For current tenant-landlord disputes, they should be case-by-case evaluations. Contact us for more details.
3. Force-Majeure Clauses
The Court of Appeals in T.E.C. Olmos, L.L.C. v. ConocoPhillips Co., stated that “Force-Majeure” refers to an event, such as an ‘Act of God,’ beyond the parties’ reasonable control that intervenes to create a contractual impossibility and thereby excuses contract performance. However, “In contract cases, the rule is that an act of God does not relieve the parties of their obligations unless the parties expressly provide otherwise.” G.T. & M.C., Inc. v. Tex. City Ref., Inc.

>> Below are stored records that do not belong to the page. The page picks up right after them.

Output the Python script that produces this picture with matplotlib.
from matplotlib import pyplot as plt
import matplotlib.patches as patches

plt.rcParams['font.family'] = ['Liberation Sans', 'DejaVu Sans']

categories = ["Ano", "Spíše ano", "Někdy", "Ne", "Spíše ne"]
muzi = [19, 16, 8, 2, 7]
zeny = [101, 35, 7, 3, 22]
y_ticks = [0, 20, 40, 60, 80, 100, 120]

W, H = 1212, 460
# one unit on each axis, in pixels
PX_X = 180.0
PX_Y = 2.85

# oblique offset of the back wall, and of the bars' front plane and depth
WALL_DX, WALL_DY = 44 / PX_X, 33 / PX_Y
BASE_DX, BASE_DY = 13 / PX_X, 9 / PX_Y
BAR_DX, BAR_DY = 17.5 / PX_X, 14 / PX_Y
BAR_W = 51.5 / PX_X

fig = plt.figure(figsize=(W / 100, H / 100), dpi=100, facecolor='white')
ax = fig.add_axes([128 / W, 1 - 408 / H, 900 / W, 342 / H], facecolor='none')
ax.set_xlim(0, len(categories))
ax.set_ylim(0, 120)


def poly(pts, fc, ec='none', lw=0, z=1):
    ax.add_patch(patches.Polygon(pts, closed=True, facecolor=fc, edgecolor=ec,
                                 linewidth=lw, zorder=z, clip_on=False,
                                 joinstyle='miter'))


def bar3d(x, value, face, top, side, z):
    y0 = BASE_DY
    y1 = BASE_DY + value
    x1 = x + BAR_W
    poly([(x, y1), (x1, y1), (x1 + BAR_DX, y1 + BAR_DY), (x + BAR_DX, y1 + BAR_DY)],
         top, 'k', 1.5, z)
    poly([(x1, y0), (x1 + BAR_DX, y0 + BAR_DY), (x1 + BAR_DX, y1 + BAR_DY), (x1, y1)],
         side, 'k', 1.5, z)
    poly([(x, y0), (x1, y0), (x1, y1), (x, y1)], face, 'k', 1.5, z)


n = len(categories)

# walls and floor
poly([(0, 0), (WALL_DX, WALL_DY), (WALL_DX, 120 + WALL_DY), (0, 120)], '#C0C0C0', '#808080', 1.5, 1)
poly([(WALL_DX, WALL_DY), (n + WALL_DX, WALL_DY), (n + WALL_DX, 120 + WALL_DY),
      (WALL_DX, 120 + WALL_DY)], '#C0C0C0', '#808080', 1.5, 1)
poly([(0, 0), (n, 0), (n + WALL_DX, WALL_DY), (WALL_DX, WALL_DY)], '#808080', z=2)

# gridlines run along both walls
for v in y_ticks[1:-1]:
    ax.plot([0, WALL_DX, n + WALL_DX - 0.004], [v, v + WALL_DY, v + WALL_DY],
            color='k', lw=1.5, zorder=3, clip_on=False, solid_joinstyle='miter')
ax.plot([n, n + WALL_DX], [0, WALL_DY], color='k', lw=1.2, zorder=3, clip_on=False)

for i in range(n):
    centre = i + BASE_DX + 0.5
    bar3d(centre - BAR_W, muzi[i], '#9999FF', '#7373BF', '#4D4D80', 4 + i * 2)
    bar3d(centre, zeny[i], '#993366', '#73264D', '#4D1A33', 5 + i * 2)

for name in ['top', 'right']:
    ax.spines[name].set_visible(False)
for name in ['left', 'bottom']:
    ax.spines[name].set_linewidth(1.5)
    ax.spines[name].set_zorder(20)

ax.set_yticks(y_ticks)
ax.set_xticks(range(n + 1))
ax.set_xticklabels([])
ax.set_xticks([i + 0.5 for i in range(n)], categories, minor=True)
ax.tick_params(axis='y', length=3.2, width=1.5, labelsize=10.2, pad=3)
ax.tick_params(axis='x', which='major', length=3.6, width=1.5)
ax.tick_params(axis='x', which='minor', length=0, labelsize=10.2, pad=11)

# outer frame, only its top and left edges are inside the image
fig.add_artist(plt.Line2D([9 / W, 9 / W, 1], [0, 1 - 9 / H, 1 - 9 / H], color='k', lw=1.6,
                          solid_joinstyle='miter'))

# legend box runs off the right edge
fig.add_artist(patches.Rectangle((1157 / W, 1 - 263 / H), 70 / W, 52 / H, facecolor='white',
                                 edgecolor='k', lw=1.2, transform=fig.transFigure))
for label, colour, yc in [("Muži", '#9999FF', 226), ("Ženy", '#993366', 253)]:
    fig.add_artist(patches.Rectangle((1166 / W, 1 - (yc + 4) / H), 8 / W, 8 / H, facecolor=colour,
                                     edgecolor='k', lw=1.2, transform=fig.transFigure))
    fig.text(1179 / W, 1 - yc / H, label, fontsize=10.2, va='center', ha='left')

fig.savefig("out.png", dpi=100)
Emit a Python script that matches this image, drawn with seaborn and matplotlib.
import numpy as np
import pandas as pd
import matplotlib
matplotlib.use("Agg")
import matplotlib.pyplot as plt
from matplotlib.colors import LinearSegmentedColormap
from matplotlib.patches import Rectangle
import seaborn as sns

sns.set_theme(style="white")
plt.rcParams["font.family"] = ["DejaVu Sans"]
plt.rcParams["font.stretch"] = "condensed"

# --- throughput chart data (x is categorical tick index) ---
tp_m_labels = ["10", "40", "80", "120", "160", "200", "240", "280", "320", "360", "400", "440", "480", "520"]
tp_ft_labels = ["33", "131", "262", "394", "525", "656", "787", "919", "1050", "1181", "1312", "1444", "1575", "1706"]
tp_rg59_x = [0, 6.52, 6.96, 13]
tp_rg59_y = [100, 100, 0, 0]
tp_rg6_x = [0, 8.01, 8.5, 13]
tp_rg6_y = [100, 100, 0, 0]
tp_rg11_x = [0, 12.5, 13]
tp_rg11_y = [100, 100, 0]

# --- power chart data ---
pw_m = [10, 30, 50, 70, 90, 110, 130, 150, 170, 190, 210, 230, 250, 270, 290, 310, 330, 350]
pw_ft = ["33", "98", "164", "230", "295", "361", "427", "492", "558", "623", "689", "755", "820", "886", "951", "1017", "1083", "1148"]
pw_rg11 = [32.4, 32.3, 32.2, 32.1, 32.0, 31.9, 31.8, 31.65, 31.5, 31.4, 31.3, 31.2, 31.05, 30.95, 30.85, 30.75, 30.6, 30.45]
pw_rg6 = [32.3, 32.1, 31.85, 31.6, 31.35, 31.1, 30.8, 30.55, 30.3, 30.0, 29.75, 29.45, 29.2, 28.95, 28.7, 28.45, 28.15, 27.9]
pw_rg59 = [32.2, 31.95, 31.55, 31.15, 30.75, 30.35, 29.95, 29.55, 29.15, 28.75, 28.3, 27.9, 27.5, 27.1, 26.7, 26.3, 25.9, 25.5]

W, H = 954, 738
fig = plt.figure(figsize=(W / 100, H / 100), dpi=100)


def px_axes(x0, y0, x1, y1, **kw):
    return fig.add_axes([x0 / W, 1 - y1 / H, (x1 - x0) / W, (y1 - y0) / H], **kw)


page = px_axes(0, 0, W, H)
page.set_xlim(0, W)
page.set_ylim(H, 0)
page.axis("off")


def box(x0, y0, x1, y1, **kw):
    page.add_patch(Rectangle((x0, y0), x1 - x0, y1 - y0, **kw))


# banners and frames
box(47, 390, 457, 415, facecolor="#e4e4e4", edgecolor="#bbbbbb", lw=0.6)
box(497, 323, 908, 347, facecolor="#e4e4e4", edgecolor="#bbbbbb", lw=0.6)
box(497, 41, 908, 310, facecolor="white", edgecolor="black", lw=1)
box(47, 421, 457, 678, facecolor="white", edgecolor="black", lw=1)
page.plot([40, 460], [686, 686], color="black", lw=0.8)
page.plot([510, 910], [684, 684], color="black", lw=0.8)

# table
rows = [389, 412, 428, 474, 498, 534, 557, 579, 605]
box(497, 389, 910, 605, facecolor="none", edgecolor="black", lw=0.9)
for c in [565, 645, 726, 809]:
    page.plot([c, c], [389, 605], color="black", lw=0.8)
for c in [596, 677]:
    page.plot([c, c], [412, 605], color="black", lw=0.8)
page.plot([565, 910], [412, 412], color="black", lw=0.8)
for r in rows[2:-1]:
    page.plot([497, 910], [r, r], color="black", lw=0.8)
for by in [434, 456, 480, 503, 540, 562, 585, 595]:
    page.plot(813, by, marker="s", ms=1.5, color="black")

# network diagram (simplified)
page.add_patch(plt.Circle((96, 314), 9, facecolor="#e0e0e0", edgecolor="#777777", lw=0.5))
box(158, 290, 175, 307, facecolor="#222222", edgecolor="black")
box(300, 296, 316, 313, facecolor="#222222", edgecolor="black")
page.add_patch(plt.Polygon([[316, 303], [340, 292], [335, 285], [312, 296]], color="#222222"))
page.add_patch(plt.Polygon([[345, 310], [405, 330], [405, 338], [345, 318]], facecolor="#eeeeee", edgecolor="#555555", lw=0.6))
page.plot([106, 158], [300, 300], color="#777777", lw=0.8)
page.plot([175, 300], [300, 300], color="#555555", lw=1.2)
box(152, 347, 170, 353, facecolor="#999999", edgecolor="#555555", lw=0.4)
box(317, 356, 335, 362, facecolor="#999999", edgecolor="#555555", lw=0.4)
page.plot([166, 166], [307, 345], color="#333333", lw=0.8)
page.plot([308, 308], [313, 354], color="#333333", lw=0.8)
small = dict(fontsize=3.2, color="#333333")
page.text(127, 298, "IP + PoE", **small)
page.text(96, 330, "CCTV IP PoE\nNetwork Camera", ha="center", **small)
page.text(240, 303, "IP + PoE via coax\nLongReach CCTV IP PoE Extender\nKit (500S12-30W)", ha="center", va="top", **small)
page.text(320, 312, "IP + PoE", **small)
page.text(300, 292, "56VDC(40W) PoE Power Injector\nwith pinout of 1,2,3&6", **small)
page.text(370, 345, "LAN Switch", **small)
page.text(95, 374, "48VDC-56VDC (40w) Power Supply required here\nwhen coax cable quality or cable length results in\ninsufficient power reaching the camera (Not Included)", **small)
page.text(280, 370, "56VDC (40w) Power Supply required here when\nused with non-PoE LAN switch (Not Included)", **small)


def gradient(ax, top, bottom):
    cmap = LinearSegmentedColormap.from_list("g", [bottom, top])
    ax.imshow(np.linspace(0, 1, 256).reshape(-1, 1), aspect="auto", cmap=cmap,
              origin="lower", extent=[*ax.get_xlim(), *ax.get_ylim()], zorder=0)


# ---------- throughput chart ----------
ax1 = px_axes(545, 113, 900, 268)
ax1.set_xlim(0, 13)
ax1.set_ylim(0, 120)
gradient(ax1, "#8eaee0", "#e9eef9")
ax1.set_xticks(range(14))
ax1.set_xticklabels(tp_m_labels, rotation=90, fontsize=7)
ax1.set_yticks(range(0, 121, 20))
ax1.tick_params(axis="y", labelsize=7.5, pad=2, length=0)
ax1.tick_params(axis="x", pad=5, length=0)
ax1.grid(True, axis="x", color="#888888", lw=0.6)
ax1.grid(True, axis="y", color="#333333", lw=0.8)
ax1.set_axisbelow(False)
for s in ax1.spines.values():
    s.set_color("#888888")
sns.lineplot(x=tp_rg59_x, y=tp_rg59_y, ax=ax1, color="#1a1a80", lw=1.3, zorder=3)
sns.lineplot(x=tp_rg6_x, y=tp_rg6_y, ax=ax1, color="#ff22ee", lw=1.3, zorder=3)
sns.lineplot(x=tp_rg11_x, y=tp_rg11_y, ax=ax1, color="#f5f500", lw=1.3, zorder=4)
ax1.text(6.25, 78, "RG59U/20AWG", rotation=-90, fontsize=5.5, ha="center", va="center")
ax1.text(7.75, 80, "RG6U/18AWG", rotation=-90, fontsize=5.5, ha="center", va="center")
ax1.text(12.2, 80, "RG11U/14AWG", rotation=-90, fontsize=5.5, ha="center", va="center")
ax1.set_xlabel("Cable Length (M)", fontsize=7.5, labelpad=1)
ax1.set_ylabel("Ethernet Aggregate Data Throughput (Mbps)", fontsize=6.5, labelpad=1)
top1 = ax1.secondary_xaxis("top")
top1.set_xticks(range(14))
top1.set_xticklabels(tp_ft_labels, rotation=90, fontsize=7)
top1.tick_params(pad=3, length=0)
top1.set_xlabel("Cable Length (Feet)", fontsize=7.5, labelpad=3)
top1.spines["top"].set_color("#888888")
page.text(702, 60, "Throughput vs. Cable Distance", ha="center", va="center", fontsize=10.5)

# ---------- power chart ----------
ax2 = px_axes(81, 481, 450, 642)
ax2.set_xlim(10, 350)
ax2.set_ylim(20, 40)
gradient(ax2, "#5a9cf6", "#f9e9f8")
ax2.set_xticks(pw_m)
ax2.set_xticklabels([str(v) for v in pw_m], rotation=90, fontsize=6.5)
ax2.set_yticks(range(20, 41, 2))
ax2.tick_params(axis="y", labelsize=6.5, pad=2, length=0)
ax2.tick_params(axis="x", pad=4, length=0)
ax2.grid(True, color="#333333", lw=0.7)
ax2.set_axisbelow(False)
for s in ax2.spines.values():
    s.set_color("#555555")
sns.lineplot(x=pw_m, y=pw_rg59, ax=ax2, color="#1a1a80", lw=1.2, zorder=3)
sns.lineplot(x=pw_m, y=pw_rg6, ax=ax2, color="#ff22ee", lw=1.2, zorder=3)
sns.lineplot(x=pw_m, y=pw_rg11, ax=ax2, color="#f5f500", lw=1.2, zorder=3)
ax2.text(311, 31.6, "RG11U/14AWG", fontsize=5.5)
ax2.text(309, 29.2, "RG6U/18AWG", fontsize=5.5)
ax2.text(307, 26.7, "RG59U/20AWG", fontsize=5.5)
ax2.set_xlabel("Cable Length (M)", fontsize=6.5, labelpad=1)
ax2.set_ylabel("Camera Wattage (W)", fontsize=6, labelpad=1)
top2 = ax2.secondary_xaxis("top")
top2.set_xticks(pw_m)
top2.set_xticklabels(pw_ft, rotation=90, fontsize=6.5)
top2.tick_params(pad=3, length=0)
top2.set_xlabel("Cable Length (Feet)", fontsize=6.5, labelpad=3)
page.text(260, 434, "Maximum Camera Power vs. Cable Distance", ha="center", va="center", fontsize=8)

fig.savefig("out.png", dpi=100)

What does this mean? It means that unless the commercial lease has a Force-Majeure Provision, the defense is not viable under general contract law. Again, this becomes a case-by-case evaluation. If the lease addresses a possibility like government orders shutting down the economy, then the terms of the lease apply.
4. Frustration of Purpose
The term “Frustration of Purpose” only appears in twenty-nine Texas Civil cases. In some, Texas Courts seem to think that it’s the same thing as the impossibility or impracticability defenses. But there is at least one case where a Houston Court of Appeals says It has “recogniz[ed]…frustration of purpose as an excuse[] for non-performance.” Tractebel Energy Mktg., Inc. v. E.I. Du Pont de Nemours & Co. (Houston 14th District Court of Appeals). The defense is distinct from impracticability because there is no impediment to performance by either party with frustration of purpose. Instead, it applies when a “change in circumstances makes one party’s performance virtually worthless to the other, frustrating his purpose in making the contract.”
So, for a Tenant who entered a commercial lease to operate a gym, the landlord’s performance in providing the premises has been rendered totally worthless, at least for the time of the shutdown. Of course, one can argue that it is not totally worthless. After all, all that gym equipment is still there being sheltered by the building. Again, it’s a case-by-case evaluation.